A great puff of smoke. A great wall of boiling red magma. Huts in the foreground. Black smoke rising off fire that toppled palm trees as it advanced toward the huts.
On either side of me, Sbot and Cbot’s eyes were round as lava tubes. I frantically pawed for the “stop” key, then scurried to get the frozen image off the screen.
Cbot was unconcerned. She is more of a pragmatist than the highly sensitive empath Sbot, who was asking, “Why is it getting the town? Is the lava going to come over our condo?”
No, I assured him. No, no, no. Here is a better video, I said, searching for something that looked more benign.

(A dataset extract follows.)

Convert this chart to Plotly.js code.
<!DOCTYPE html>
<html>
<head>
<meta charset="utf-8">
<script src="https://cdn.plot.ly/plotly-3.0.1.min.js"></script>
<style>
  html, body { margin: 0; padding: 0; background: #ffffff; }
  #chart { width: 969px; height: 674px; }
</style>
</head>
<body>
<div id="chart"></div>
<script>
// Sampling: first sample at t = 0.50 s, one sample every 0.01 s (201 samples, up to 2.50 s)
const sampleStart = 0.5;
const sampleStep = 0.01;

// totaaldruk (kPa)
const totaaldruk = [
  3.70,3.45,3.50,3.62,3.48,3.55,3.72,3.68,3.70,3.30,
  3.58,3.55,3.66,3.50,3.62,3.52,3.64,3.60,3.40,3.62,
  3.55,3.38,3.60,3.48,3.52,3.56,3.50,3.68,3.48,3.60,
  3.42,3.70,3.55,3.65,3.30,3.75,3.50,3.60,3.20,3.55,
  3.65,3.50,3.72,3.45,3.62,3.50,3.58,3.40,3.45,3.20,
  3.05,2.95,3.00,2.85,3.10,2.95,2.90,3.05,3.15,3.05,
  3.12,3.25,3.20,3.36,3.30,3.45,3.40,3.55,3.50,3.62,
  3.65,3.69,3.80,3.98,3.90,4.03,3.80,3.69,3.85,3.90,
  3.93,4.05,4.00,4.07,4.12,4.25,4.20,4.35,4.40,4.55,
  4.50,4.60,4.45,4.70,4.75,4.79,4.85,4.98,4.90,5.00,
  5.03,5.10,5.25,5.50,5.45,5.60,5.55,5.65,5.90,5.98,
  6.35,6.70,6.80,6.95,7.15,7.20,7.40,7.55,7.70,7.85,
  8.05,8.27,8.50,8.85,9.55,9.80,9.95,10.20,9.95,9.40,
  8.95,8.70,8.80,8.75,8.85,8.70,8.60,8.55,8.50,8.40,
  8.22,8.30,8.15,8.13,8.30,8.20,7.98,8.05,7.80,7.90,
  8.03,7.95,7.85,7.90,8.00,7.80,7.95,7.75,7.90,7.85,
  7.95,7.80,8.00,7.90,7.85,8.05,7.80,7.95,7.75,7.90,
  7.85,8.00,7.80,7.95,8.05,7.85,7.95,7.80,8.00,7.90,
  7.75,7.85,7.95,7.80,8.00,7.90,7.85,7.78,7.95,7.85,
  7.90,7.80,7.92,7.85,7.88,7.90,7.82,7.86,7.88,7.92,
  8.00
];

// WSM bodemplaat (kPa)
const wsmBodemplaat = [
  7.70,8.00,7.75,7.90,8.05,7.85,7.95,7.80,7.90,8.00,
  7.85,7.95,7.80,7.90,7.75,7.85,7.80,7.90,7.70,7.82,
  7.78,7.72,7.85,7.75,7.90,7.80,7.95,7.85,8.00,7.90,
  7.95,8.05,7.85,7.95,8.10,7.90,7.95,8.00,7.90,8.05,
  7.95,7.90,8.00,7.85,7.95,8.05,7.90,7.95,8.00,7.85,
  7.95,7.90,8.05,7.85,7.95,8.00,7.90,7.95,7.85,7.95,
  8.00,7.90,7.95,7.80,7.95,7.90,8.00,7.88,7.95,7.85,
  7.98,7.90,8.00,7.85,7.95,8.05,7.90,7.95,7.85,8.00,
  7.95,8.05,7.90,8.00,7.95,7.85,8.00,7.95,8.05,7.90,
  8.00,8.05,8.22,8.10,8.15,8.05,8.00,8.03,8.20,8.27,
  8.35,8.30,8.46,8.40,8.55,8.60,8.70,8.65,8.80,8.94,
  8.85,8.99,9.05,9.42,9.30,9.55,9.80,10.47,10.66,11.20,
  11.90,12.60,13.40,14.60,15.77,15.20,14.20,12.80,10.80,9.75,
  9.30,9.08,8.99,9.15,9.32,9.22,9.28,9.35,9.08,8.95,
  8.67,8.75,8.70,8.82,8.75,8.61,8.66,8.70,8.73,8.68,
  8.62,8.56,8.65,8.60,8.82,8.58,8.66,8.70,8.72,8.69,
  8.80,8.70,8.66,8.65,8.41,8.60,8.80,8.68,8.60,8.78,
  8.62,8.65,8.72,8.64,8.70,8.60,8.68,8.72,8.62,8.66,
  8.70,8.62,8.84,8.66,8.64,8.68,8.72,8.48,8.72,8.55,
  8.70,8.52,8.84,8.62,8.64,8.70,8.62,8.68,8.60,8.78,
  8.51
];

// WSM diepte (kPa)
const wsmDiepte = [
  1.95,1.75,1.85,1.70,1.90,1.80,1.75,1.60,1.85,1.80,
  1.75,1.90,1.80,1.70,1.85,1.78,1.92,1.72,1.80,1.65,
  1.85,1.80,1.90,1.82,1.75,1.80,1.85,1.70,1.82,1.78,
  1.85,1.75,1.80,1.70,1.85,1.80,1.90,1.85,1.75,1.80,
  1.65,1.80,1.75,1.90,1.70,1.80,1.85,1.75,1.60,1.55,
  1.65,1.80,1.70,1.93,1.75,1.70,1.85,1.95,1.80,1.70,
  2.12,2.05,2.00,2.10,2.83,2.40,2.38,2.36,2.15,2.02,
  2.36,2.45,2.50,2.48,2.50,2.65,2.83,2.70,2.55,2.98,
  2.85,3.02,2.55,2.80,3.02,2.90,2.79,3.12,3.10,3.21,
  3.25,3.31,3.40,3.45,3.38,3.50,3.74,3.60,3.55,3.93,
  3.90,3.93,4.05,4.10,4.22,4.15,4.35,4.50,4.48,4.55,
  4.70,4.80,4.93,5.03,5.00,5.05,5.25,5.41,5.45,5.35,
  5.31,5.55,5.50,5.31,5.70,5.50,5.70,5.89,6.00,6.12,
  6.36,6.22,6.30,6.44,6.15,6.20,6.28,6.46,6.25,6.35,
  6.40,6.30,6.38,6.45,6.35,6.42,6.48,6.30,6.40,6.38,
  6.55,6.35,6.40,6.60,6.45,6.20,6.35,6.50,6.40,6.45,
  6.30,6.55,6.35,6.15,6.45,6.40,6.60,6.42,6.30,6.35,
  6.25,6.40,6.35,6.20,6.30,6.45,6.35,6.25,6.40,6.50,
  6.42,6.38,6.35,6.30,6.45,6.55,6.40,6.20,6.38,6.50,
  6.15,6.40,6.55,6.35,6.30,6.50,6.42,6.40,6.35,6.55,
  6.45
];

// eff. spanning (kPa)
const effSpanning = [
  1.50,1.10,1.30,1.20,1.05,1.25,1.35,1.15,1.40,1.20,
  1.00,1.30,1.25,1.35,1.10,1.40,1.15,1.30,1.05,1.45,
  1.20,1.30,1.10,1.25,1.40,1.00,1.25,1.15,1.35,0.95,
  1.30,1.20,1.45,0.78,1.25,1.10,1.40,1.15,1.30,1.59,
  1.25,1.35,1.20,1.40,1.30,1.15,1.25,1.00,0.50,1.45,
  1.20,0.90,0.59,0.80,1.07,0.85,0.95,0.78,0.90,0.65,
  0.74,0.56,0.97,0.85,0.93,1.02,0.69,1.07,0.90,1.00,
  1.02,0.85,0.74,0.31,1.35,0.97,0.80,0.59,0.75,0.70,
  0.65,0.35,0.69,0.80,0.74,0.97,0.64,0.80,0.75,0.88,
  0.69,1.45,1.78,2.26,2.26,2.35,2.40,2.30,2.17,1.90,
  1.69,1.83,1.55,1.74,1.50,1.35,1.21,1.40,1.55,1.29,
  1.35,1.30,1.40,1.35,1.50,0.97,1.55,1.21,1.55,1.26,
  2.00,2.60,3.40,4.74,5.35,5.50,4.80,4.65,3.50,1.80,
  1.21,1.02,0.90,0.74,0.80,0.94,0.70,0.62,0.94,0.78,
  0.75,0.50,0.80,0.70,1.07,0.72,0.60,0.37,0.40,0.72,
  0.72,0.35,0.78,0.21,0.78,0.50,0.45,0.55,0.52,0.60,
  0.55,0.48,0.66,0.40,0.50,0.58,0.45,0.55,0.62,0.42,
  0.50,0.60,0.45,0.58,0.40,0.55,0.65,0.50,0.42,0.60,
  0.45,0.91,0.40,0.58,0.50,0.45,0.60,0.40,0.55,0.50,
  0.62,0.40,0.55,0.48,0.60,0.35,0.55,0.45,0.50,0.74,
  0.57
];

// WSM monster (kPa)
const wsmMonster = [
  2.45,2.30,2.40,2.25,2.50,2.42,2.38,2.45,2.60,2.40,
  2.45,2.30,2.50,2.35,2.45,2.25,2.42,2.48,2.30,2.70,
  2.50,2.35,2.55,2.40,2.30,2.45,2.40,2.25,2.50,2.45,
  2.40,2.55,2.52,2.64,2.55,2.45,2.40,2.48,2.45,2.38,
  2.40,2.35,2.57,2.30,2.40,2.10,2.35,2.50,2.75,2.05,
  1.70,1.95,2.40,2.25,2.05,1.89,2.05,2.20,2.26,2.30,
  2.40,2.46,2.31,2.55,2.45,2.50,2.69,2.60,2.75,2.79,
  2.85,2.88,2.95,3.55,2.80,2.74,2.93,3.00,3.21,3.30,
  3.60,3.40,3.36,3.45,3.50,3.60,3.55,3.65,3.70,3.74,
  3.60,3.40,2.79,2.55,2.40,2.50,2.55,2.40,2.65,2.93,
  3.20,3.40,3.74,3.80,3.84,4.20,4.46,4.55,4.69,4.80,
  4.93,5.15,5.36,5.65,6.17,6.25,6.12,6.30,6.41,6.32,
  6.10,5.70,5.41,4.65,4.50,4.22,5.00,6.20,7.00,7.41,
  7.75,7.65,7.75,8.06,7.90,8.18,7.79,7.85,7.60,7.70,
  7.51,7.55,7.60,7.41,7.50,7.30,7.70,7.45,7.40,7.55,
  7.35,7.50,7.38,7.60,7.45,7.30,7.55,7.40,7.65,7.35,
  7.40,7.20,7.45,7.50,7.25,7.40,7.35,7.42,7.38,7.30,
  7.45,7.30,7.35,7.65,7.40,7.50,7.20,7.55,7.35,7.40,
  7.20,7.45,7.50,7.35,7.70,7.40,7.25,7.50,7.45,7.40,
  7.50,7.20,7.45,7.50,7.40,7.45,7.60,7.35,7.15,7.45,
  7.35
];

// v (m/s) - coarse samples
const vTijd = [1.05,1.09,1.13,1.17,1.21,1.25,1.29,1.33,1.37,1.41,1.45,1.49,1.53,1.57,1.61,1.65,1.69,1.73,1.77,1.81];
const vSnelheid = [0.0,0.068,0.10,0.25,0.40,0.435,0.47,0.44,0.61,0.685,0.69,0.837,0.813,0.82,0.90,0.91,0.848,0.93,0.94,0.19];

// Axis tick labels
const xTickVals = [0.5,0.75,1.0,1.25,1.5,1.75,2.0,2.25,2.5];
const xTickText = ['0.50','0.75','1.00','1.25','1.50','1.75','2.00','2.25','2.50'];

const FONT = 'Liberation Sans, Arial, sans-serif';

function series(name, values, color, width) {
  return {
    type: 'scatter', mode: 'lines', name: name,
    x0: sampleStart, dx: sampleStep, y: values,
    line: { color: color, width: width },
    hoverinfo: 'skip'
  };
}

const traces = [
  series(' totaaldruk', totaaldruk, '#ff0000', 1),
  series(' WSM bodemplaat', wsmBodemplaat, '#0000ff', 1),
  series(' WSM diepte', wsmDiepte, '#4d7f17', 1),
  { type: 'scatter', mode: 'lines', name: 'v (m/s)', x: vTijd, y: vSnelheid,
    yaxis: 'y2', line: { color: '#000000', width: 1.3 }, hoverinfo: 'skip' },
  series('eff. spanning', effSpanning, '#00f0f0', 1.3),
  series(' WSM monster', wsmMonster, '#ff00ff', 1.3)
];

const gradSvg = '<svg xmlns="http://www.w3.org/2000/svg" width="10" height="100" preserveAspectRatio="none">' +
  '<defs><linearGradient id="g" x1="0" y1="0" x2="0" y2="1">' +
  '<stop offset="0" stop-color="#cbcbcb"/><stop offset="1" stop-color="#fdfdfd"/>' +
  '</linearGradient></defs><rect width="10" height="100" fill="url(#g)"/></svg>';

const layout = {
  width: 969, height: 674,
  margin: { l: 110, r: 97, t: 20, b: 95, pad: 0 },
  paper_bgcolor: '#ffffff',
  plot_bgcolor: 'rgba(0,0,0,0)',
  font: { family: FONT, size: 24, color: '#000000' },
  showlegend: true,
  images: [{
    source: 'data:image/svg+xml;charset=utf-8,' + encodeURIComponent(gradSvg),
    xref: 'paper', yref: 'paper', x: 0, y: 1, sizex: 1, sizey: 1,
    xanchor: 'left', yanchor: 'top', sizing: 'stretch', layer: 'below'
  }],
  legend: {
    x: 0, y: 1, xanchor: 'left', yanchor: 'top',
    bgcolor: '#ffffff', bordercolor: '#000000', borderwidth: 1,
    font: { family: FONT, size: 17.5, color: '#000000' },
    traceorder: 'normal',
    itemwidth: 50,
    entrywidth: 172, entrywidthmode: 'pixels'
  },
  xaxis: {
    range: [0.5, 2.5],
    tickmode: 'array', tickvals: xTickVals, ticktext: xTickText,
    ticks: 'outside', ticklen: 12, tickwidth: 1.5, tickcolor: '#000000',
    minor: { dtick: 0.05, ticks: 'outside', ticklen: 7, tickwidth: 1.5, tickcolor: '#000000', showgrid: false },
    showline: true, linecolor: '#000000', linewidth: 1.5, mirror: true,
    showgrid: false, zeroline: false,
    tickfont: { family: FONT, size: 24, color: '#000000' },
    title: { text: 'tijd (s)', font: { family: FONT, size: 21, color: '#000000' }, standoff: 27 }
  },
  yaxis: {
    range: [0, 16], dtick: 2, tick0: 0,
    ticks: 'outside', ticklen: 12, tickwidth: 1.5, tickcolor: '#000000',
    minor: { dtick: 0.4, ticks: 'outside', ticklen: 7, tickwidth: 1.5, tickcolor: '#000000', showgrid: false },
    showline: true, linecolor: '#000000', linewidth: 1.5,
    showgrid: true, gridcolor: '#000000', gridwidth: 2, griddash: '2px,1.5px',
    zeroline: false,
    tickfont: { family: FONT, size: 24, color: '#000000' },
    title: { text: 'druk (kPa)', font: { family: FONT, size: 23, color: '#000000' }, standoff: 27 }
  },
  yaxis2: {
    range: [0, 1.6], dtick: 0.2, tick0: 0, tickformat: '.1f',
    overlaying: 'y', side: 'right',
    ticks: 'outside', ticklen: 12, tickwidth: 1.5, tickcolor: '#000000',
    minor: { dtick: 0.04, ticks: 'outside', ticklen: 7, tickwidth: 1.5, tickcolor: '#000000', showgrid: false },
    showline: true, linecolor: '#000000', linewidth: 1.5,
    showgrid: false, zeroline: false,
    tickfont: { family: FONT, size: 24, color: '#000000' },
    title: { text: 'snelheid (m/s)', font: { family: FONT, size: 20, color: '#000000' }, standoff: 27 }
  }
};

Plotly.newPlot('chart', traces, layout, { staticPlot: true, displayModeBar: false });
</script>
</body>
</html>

But really, are volcanoes ever benign? I figured maybe they were benign enough if they are deep in the ocean. I found a clip of an underwater volcano and rolled it with a sigh of relief.
“But where’s the fire?” asked Sbot with disappointment, watching the air bubbles rise through the darkness, completely unimpressed.

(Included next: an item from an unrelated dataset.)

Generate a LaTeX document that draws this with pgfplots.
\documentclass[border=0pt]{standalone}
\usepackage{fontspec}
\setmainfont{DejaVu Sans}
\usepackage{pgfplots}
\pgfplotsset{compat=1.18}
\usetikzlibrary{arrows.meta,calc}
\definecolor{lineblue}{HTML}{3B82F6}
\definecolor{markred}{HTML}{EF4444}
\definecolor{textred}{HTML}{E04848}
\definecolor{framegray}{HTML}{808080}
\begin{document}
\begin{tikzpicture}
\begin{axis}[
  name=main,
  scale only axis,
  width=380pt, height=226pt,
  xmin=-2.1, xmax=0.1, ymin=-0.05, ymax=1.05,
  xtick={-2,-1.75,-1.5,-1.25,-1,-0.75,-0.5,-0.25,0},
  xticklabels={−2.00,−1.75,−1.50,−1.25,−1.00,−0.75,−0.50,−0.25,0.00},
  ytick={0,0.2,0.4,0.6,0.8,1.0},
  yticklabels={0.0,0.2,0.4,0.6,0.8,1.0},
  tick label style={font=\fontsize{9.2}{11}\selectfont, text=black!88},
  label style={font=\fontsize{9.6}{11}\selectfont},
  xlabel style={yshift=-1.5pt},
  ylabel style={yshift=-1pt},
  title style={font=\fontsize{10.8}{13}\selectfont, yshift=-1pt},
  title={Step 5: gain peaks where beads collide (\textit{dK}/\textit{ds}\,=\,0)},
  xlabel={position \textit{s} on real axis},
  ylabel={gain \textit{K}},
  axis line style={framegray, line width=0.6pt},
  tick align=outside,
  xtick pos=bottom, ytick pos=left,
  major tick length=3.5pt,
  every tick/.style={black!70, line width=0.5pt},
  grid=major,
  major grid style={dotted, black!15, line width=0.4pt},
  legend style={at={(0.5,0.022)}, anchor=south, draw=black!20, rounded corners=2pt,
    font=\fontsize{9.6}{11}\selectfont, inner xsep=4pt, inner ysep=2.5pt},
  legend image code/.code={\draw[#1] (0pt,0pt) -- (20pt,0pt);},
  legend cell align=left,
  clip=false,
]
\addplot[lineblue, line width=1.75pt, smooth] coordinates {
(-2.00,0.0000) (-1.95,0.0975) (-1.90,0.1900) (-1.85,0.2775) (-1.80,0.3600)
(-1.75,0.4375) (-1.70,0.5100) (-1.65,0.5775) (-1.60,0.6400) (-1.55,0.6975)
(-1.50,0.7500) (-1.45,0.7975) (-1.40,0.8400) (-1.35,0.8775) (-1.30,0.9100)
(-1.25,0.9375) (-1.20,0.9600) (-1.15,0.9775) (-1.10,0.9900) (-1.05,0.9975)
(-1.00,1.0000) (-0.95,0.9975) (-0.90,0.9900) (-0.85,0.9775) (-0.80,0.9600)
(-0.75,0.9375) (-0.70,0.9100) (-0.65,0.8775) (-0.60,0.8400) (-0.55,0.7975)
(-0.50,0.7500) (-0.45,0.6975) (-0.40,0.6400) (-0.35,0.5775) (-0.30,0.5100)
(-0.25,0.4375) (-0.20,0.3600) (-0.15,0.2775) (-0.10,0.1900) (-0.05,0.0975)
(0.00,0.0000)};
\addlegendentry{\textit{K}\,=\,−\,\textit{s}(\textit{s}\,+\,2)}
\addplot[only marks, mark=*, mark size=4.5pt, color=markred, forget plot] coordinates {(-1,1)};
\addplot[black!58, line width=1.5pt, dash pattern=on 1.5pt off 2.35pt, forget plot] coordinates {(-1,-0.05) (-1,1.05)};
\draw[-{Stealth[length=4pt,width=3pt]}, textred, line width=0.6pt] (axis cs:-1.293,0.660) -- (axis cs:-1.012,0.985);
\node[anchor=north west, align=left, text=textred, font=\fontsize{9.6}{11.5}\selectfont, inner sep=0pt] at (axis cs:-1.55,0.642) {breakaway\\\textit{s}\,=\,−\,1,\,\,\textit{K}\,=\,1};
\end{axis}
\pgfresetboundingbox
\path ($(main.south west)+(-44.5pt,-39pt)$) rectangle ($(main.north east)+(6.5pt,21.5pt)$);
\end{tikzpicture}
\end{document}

I tried again. Found a clip. Hit play. There was an eruption, excellent. There was….oh, screaming townspeople, running from a wall of ash. Where is that “stop” key when you need it?

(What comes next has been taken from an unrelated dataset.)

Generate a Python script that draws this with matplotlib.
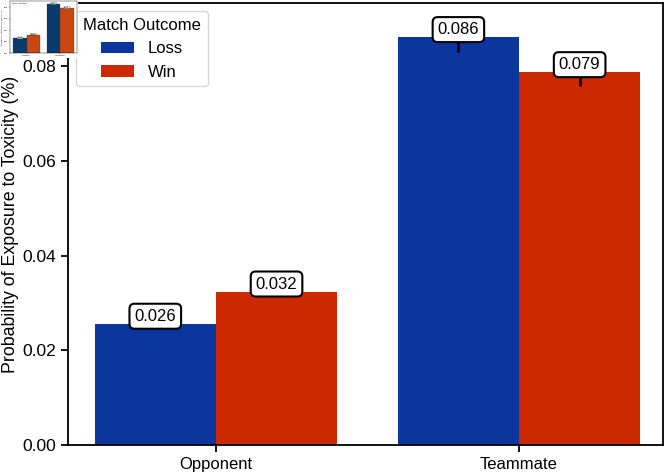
import matplotlib
matplotlib.use("Agg")
import matplotlib.pyplot as plt
import numpy as np

plt.rcParams["font.family"] = ["Liberation Sans", "DejaVu Sans"]

# data
categories = ["Opponent", "Teammate"]
outcomes = ["Loss", "Win"]
loss_vals = [0.0256, 0.0861]
win_vals = [0.0324, 0.0787]
loss_err = [0.0008, 0.0031]
win_err = [0.0008, 0.0029]
colors = {"Loss": "#0A369D", "Win": "#CC2900"}
thumb_colors = {"Loss": "#0B3A6E", "Win": "#C8460F"}

fig = plt.figure(figsize=(6.66, 4.75), dpi=100)
ax = fig.add_axes([68 / 666, 1 - 445 / 475, (663 - 68) / 666, (445 - 3) / 475])

x = np.arange(len(categories))
w = 0.4
vals = {"Loss": loss_vals, "Win": win_vals}
errs = {"Loss": loss_err, "Win": win_err}
offsets = {"Loss": -w / 2, "Win": w / 2}

for o in outcomes:
    pos = x + offsets[o]
    ax.bar(pos, vals[o], width=w, color=colors[o], label=o, zorder=2)
    ax.errorbar(pos, vals[o], yerr=errs[o], fmt="none", ecolor="black",
                elinewidth=2, capsize=0, zorder=3)
    for px, v in zip(pos, vals[o]):
        ax.text(px, v, f"{v:.3f}", ha="center", va="bottom", fontsize=12,
                zorder=4,
                bbox=dict(boxstyle="round,pad=0.3", fc="white", ec="black", lw=1.5))

ax.set_xlim(-0.488, 1.475)
ax.set_ylim(0, 0.0933)
ax.set_xticks(x)
ax.set_xticklabels(categories, fontsize=12)
ax.set_yticks([0, 0.02, 0.04, 0.06, 0.08])
ax.set_yticklabels(["0.00", "0.02", "0.04", "0.06", "0.08"], fontsize=12.5)
ax.set_ylabel("Probability of Exposure to Toxicity (%)", fontsize=12.8)
ax.yaxis.set_label_coords((19.5 - 68) / 595, 0.5)
ax.tick_params(width=1.3, length=5)
for s in ax.spines.values():
    s.set_linewidth(1.3)

leg = ax.legend(title="Match Outcome", loc="upper left", fontsize=12,
                title_fontsize=12)

# small thumbnail copy in the corner
bg = plt.Rectangle((0, 1 - 58 / 475), 78 / 666, 58 / 475, transform=fig.transFigure,
                   fc="white", ec="none", zorder=10)
fig.patches.append(bg)
tax = fig.add_axes([10 / 666, 1 - 53 / 475, 67 / 666, 52 / 475], zorder=11)
for o in outcomes:
    pos = x + offsets[o]
    tax.bar(pos, vals[o], width=w, color=thumb_colors[o], edgecolor="#333333",
            linewidth=0.2)
    for px, v in zip(pos, vals[o]):
        tax.text(px, v, f"{v:.3f}", ha="center", va="bottom", fontsize=1.5,
                 bbox=dict(boxstyle="round,pad=0.2", fc="white", ec="black", lw=0.2))
tax.set_xlim(-0.5, 1.5)
tax.set_ylim(0, 0.0913)
tax.set_xticks(x)
tax.set_xticklabels(categories, fontsize=1.5)
tax.set_yticks([0, 0.02, 0.04, 0.06, 0.08])
tax.tick_params(labelsize=1.5, length=1, width=0.3, pad=0.5)
tax.set_ylabel("Probability of Exposure to Toxicity (%)", fontsize=1.5, labelpad=1)
for s in tax.spines.values():
    s.set_linewidth(0.3)
tax.legend(title="Match Outcome", loc="upper left", fontsize=1.5, title_fontsize=1.5,
           frameon=True).get_frame().set_linewidth(0.2)

fig.savefig("out.png", dpi=100)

Sbot wanted to leave Maui immediately. He wanted our condo to be on the other side of the pool, so that the pool was between us and Haleakala, looming, dormant as it had been since the seventeenth century, in the distance. (“Can a pool stop lava?”"Yes (lie), but we don’t have to worry.”)
Their mother took it remarkably in stride, as she admirably does most things. It was several days before Sbot expressed interest in bolcanoes again, but by then, my teaching privileges had been, understandably, revoked.
Six months later, back home in Idaho, their father took the twins on a picnic to Craters of the Moon National Monument. A special treat, just him and the kids. Sbot got one look at the lava-strewn landscape and wanted to go home.
A year later, The Guru helped them make a version of the Build and Erupt Volcano. It’s simple: You build a cone out of instant paper mache mix, let it dry, and paint it volcanoishly. Then you put a bowl of baking soda in the hollow cylinder you’ve left at the center. You pour in vinegar. Voila: instant eruption. Steam, bubbles, the whole crazy thing.
It was a great hit.
So my sister was right: Sbot survived my aunting blunder. Mbot and Gbot will survive my parenting blunders. But will I?
With every parenting mistake I make, is the number of possible mistakes left to make reduced? Or, like the universe, is the number always expanding?